WHAT IS BEING ASKED
Copy exactly the lines from the start of the material through the line with "const widths = [5, 4.5, 3.5];". Pictures stay out of the copy.

=======

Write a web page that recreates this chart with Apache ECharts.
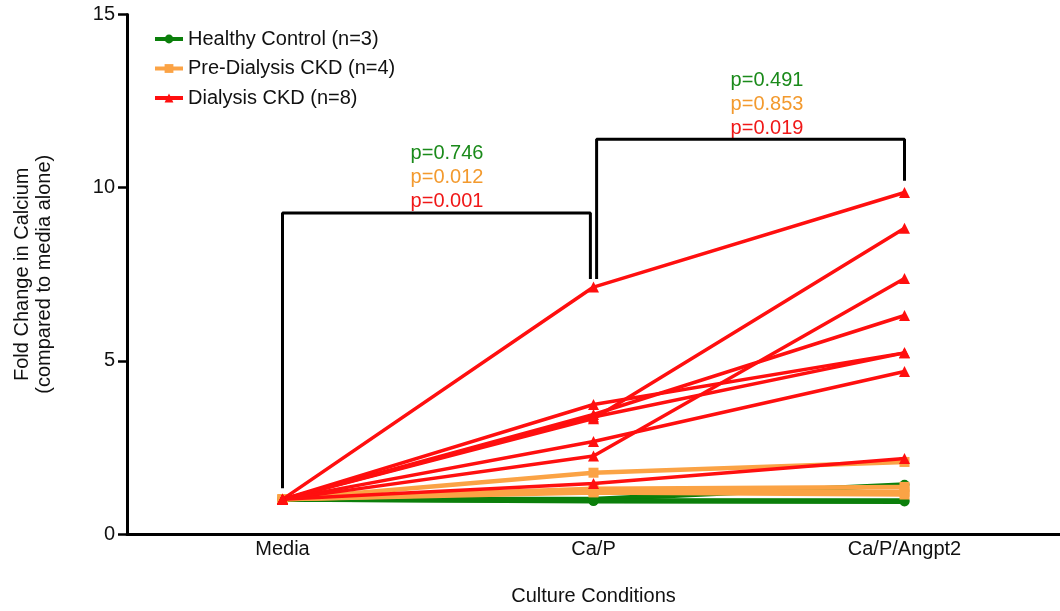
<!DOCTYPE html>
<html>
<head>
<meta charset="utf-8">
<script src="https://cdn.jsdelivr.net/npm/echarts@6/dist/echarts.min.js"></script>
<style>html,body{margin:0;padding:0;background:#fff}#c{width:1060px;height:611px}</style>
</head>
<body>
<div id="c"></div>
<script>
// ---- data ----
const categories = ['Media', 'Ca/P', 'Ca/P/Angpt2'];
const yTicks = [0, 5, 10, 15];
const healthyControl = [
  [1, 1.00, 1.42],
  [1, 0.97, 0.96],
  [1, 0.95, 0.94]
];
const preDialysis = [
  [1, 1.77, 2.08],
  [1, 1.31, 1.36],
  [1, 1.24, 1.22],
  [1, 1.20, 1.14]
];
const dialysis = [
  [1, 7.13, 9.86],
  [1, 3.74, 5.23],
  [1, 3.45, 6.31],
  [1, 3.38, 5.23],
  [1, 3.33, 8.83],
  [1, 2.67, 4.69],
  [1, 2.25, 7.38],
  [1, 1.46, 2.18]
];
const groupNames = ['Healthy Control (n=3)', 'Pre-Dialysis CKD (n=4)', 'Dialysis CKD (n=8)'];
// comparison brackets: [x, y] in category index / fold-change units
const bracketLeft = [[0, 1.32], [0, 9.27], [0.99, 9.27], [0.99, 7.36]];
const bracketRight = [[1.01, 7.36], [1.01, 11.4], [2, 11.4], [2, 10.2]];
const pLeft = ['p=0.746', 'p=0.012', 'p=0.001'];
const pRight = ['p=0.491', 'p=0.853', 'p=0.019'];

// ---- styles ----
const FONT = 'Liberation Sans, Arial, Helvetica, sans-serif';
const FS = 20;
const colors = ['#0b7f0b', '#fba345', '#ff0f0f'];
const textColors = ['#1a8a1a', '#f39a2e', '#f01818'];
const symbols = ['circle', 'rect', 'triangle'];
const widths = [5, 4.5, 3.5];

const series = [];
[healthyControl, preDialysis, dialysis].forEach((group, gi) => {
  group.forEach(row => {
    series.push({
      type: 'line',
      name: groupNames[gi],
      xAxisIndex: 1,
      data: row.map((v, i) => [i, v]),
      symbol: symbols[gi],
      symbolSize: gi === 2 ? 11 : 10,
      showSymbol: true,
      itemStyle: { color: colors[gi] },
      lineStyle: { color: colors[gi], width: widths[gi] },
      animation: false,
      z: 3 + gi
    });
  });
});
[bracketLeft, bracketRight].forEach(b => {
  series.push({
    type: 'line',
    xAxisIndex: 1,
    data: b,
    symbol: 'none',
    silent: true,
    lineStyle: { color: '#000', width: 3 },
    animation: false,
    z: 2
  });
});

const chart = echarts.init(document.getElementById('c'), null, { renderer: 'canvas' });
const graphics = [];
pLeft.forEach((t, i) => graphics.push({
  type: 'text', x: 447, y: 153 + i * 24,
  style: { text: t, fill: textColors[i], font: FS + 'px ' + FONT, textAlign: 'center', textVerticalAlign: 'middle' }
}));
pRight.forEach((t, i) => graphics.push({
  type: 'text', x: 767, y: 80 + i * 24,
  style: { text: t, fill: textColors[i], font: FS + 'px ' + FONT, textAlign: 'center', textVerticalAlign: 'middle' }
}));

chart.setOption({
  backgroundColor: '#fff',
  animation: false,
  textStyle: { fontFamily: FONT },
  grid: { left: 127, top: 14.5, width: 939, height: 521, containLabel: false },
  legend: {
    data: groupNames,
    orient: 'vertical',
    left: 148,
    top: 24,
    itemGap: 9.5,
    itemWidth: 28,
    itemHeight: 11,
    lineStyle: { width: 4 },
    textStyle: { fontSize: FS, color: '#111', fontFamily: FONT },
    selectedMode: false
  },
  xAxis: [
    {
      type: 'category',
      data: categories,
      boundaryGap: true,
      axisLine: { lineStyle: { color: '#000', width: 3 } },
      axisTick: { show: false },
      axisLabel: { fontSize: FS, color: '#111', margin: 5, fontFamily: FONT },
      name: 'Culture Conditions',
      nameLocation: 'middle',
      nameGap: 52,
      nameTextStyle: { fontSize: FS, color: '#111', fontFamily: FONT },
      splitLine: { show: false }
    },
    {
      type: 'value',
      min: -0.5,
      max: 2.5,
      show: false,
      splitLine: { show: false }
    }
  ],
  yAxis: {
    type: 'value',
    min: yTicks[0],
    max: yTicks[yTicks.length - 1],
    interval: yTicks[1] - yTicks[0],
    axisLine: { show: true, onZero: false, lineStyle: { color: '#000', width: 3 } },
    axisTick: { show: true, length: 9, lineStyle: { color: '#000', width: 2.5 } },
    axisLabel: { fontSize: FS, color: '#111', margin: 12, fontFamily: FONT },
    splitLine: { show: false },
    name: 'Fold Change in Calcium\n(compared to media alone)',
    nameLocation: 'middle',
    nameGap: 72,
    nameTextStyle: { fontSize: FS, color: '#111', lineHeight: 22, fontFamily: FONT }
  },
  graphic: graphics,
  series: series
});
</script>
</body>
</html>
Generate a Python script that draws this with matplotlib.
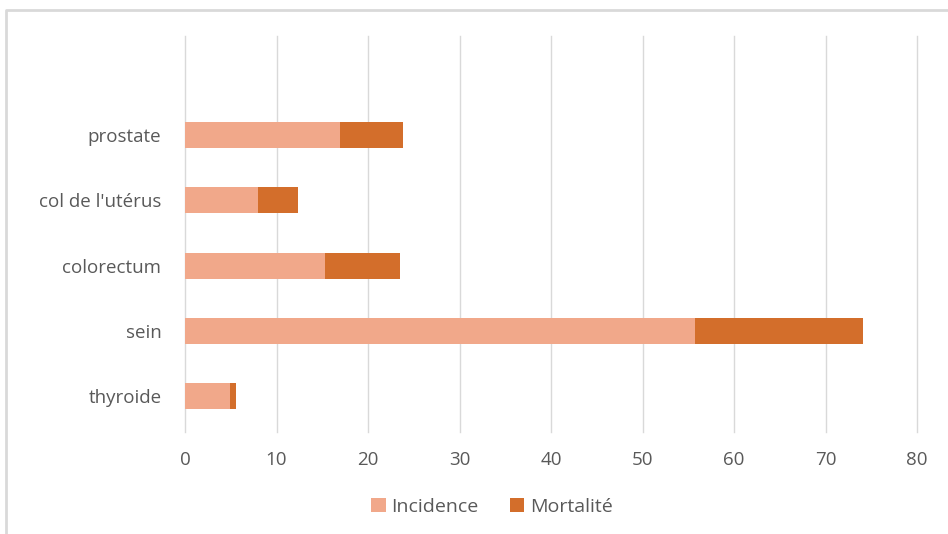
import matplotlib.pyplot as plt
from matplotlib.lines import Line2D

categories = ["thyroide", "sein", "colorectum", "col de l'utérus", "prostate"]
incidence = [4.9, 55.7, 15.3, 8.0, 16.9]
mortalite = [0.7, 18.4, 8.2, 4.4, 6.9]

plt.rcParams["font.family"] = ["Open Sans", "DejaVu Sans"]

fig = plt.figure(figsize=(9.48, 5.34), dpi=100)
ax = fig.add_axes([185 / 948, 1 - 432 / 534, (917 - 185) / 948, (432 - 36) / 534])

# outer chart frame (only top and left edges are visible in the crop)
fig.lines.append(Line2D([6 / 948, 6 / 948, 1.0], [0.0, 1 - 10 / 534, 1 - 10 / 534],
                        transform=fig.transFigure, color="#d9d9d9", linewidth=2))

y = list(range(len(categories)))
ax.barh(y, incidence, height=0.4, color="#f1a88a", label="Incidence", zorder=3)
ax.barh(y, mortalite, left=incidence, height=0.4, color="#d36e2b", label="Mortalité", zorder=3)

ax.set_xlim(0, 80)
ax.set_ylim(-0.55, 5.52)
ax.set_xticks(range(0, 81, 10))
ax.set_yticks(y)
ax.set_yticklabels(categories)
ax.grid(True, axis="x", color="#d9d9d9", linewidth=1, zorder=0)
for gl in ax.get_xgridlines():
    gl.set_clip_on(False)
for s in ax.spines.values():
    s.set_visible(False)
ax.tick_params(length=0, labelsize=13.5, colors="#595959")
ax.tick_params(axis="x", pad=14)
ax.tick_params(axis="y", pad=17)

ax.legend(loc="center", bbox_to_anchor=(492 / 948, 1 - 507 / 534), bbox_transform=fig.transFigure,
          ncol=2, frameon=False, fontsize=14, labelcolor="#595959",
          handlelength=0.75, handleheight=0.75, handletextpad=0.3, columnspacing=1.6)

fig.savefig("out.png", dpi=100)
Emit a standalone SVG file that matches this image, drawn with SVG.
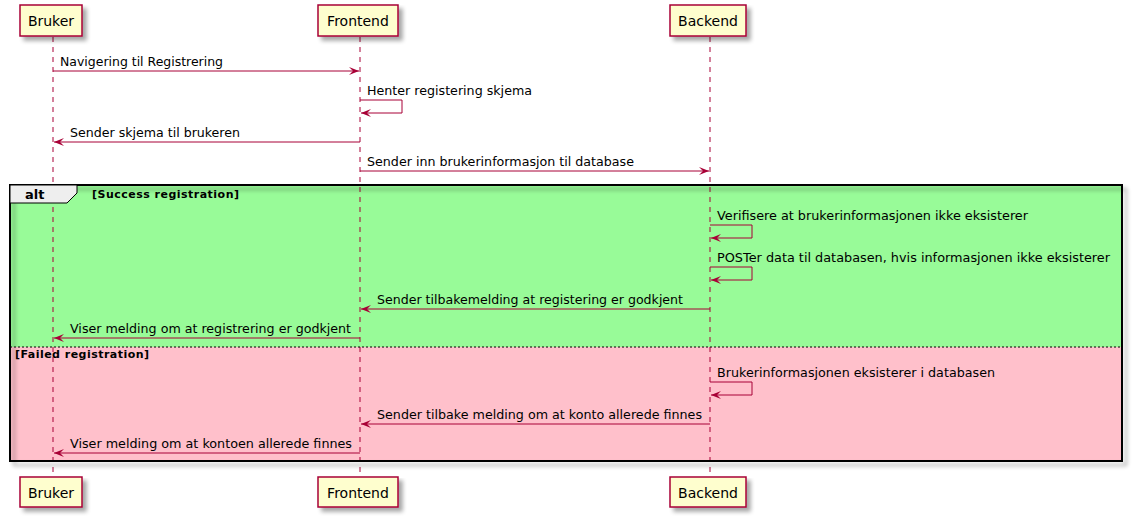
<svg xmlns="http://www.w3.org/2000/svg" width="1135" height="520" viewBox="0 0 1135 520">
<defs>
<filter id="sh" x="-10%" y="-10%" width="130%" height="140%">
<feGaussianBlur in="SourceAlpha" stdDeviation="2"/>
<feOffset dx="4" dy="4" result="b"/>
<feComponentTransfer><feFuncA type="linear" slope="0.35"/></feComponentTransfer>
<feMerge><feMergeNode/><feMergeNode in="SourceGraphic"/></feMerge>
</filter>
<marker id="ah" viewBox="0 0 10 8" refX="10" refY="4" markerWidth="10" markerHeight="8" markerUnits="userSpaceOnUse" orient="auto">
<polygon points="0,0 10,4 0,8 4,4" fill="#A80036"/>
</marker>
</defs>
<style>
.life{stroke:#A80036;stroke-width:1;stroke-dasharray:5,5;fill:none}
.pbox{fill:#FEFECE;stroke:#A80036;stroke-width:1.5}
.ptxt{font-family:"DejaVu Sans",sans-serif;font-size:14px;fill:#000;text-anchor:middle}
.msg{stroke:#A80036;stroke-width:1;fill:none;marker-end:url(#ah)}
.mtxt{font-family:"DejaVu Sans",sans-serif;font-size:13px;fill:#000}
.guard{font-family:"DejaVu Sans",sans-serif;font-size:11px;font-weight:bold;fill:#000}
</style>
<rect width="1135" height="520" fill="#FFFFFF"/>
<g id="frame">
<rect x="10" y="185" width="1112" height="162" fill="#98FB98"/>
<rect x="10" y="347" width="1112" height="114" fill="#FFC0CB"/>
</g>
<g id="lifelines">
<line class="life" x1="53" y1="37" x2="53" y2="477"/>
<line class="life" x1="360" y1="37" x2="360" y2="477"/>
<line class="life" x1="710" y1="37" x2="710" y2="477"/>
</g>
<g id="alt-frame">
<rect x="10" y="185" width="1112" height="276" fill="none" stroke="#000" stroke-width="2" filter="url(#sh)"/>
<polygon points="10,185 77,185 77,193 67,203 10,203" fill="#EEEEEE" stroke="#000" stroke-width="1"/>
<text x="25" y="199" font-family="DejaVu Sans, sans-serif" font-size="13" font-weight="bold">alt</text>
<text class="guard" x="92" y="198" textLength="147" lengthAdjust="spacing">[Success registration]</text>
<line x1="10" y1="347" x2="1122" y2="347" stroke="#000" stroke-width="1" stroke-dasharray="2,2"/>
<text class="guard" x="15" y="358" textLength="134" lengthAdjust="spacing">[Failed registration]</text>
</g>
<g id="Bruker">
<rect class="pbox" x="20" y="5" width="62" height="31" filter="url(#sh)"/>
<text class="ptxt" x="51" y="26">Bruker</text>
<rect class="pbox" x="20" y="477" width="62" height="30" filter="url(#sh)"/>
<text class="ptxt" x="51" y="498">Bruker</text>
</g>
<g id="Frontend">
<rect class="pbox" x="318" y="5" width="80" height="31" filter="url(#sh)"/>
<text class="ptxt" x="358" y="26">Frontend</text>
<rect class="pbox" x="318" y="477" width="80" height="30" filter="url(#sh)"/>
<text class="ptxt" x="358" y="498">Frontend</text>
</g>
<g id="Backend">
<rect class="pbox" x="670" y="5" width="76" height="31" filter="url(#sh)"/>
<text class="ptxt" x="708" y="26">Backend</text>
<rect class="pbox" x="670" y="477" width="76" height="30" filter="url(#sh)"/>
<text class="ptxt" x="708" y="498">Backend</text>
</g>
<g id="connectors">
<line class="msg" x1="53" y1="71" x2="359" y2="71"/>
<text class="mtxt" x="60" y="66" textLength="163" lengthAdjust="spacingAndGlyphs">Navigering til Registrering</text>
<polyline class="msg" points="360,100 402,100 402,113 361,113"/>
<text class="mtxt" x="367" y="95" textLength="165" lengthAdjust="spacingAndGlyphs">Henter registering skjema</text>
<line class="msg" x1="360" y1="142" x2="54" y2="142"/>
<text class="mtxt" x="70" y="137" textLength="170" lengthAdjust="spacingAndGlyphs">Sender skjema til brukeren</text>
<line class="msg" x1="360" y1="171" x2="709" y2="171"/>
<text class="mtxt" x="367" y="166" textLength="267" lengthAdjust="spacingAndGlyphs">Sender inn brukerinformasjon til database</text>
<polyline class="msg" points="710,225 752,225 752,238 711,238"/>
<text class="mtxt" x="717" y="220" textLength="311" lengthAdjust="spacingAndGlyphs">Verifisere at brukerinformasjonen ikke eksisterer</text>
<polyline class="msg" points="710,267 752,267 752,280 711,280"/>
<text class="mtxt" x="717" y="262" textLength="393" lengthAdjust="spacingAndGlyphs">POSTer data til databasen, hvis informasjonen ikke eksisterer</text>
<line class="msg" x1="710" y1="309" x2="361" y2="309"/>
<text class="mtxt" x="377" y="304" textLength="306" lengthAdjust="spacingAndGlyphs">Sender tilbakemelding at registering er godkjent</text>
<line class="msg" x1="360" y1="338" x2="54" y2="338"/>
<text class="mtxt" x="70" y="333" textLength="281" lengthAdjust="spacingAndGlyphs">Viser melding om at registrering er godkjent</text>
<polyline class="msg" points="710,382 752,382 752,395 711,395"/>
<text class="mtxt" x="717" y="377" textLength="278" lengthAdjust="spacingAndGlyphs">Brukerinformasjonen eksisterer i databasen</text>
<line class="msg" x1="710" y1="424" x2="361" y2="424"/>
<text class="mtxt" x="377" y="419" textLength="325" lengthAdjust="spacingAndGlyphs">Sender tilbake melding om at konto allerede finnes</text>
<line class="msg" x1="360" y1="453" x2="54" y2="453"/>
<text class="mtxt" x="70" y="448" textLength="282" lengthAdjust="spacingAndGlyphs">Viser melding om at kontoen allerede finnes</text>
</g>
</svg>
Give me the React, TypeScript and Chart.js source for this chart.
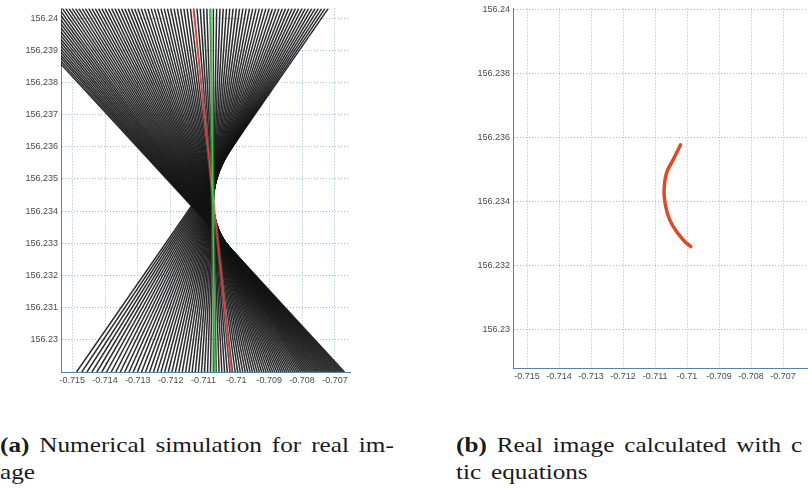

=======

EXERCISE SOLUTION
Write a web page that recreates this chart with Apache ECharts.
<!DOCTYPE html>
<html>
<head>
<meta charset="utf-8">
<script src="https://cdn.jsdelivr.net/npm/echarts@6/dist/echarts.min.js"></script>
<style>html,body{margin:0;padding:0;background:#fff}#c{width:1060px;height:611px}</style>
</head>
<body>
<div id="c"></div>
<script>
// ---- data ----
const categories = ['Media', 'Ca/P', 'Ca/P/Angpt2'];
const yTicks = [0, 5, 10, 15];
const healthyControl = [
  [1, 1.00, 1.42],
  [1, 0.97, 0.96],
  [1, 0.95, 0.94]
];
const preDialysis = [
  [1, 1.77, 2.08],
  [1, 1.31, 1.36],
  [1, 1.24, 1.22],
  [1, 1.20, 1.14]
];
const dialysis = [
  [1, 7.13, 9.86],
  [1, 3.74, 5.23],
  [1, 3.45, 6.31],
  [1, 3.38, 5.23],
  [1, 3.33, 8.83],
  [1, 2.67, 4.69],
  [1, 2.25, 7.38],
  [1, 1.46, 2.18]
];
const groupNames = ['Healthy Control (n=3)', 'Pre-Dialysis CKD (n=4)', 'Dialysis CKD (n=8)'];
// comparison brackets: [x, y] in category index / fold-change units
const bracketLeft = [[0, 1.32], [0, 9.27], [0.99, 9.27], [0.99, 7.36]];
const bracketRight = [[1.01, 7.36], [1.01, 11.4], [2, 11.4], [2, 10.2]];
const pLeft = ['p=0.746', 'p=0.012', 'p=0.001'];
const pRight = ['p=0.491', 'p=0.853', 'p=0.019'];

// ---- styles ----
const FONT = 'Liberation Sans, Arial, Helvetica, sans-serif';
const FS = 20;
const colors = ['#0b7f0b', '#fba345', '#ff0f0f'];
const textColors = ['#1a8a1a', '#f39a2e', '#f01818'];
const symbols = ['circle', 'rect', 'triangle'];
const widths = [5, 4.5, 3.5];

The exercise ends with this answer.